- Date: April 23, 1937
- Location: Stockton, California
- Goals: Better pay and working conditions

Parties
| Agricultural Workers Organization | California Processors and Growers |

Number
| 850 | 700 |

Casualties
- Death: 1
- Injuries: 50+

= Stockton cannery strike of 1937 =

Agricultural workers' strike in California

The Stockton cannery strike of 1937, also known as the spinach riot, was the bloody culmination of conflict between the Agricultural Workers Organization local and the California Processors and Growers in the San Joaquin Valley of California. The riots of April 23, 1937, in which both sides were armed with clubs and firearms, began in front of a Stockton cannery and resulted in one death, over fifty serious injuries and tied up the movement of a $6 million vegetable crop. The strike is remembered as the most violent confrontation in a long struggle between unions and growers for control of Stockton canneries (and the millions of acres dependent on them) and the political, economic and labor ramifications that affected California for years to come.

==History==
As the 1930s began, the social and economic turmoil created in the United States by the Great Depression on one hand and the Dust Bowl on the other, resulted in an estimated 1.3 million people migrating from the midwest and southwest of the country to California to seek better living conditions. At its peak in the fall of 1931, 1200-1500 migrants arrived each day, many of whom settled in the San Joaquin Valley agricultural area. The new influx of people, often living in designated work camps, found themselves competing not only with each other, but also with locals in an environment where unemployment was already as high as 25%. This intense competition and desperation for work led to a steep drop in agricultural wages and tolerance of deplorable working conditions.

The Agricultural Workers Organization, a subsidiary of the Industrial Workers of the World, as part of its continuing nationwide push to unionize agricultural workers, took up the workers' cause through the Local 20221 in San Joaquin County.
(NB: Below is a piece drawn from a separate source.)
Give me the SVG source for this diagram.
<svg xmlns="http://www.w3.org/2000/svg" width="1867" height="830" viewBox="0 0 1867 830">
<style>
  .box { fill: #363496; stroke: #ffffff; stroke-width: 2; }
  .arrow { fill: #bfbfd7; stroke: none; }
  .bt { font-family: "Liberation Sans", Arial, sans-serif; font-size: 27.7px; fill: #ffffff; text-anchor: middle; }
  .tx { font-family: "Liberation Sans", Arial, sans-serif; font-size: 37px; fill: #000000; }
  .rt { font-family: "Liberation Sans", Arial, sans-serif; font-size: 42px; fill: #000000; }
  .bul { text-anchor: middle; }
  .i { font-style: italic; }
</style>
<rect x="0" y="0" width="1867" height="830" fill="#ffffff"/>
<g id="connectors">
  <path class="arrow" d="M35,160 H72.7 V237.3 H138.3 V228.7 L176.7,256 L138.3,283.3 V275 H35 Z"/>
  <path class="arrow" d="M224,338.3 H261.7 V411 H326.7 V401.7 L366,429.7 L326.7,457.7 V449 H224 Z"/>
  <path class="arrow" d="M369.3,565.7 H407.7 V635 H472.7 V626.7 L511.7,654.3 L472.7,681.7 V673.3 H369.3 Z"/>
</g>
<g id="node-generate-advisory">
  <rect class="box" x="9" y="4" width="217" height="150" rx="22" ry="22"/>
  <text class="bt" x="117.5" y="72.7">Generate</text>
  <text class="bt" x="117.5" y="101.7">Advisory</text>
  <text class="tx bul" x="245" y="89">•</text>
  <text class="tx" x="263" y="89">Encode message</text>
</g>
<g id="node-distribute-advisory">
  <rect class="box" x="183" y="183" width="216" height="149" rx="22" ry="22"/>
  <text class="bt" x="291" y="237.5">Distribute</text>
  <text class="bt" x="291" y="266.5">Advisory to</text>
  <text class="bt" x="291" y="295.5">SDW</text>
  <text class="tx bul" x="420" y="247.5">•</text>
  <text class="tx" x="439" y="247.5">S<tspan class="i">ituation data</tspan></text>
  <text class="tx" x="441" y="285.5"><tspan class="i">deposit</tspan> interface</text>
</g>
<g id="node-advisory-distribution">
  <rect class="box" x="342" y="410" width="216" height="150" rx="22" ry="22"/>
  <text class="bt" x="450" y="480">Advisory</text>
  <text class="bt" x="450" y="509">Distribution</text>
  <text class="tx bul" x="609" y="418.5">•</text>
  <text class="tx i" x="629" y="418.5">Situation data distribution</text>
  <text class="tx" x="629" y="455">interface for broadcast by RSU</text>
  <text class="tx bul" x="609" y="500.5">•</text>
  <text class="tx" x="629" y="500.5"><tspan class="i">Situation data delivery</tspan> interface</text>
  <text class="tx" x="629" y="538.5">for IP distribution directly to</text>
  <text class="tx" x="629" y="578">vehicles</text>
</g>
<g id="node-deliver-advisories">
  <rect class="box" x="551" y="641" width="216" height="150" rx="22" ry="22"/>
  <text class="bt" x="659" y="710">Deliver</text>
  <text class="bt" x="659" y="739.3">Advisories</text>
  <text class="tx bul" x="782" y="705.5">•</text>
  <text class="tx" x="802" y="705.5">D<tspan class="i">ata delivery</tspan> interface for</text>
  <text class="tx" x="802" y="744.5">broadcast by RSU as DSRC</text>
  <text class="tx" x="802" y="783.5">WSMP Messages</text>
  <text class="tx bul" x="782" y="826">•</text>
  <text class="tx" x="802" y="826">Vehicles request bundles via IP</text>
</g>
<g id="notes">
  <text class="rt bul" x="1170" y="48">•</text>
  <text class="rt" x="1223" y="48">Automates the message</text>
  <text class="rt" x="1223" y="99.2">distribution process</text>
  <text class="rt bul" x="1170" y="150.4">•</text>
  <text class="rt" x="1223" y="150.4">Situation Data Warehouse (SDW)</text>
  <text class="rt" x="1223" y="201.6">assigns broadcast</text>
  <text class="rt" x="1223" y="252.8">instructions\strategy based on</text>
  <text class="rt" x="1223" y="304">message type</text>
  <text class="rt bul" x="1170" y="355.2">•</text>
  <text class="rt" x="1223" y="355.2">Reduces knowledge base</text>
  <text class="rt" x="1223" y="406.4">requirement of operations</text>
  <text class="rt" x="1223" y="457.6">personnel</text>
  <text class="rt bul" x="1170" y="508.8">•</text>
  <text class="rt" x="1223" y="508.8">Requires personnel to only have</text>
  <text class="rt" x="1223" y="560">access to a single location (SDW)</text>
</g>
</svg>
Local 20221 was chartered through the American Federation of Labor in May 1936 and in March 1937 was authorized by the Stockton Central Labor Council to start organizing cannery workers, a move not sanctioned by the State Federation, but nevertheless undertook to head off both the International Longshoremen's Association which they considered too radical and their rival, the Congress of Industrial Organizations. This left a bitterly divided, partially organized, labor movement at odds with a militant business association, the California Producers and Growers, determined to block unionization at any cost. All parties viewed Stockton as the key battleground for control of California's multimillion-dollar agricultural industry.

In April 1937, the Agriculture Workers local and the workers at Stockton's five canneries demanded higher pay, better working conditions and a promise by the cannery owners to operate a "closed shop". The growers and cannery owners refused, countering that they had only recently given workers a 25% pay raise. Tensions mounted as the union threatened to strike at the opening of spinach season if its demands weren't met and the California Producers and Growers warned farmers that "Communist pickets will, by force, prevent" them from getting their crops to market.

==The riot==
When their demands weren't met, the labor organizations called a strike. Cannery and farm workers were joined by longshoremen and other pro-union groups in picketing outside Stockton canneries. In anticipation of the strike, San Joaquin County Sheriff Harvey Odell had deputized 700 citizens and armed them with a truckload of pickaxes that he had ordered "with shaved down handles for easy swinging" from a local mill. Members of the posse were mostly local farmers and non-union cannery workers who viewed the interference of the unions as part of the wider communist activities associated with the first Red Scare.

The focal point of the riot was the Stockton Food Processors cannery on Waterloo Road where 200 posse members took up positions and tried to reopen the plant on the morning of April 23. About 25 non-union replacement workers managed to cross the hundreds-strong picket line before the first spinach truck, being escorted by California State Highway Patrol cars with sirens blaring, approached the cannery. 850 picketers surrounded the truck, disabled it, and began dumping the produce, prompting the state officers to fight back while Odell's men fired teargas bombs into the crowd. As yet more reinforcements from both sides began arriving, the picketers threw rocks and pulled deputies from vehicles and beat them with clubs. The deputies opened fire with shotguns at point blank range. The chaos continued with both sides attacking and retreating in successive waves for 3 hours until Odell decided to abandon the attempt to reopen the cannery and managers promised the union to stay closed and negotiate.

During the height of the melee, San Joaquin County District Attorney, Forsythe Charles Clowdsley, placed a call to the California Governor Frank F. Merriam to request National Guard troops to help quell the violence. On the advice of the Chief of the Highway Patrol, Raymond Cato, who had relayed the managers' decision to reopen talks, Governor Merriam declined the request.

==Results==
The riot resulted in a "truce" mediated by Governor Merriam in Sacramento the following Saturday during which a tentative agreement was reached between the labor representatives and the California Processors and Growers regarding wage increases and union recognition. Stockton's canneries were reopened April 28, 1937. Despite the concessions made by the canneries and the apparent labor victory, the agricultural and cannery workers in Stockton remained largely divided and unorganized due to differing opinions regarding the tactics of the strike and merits of the final agreement.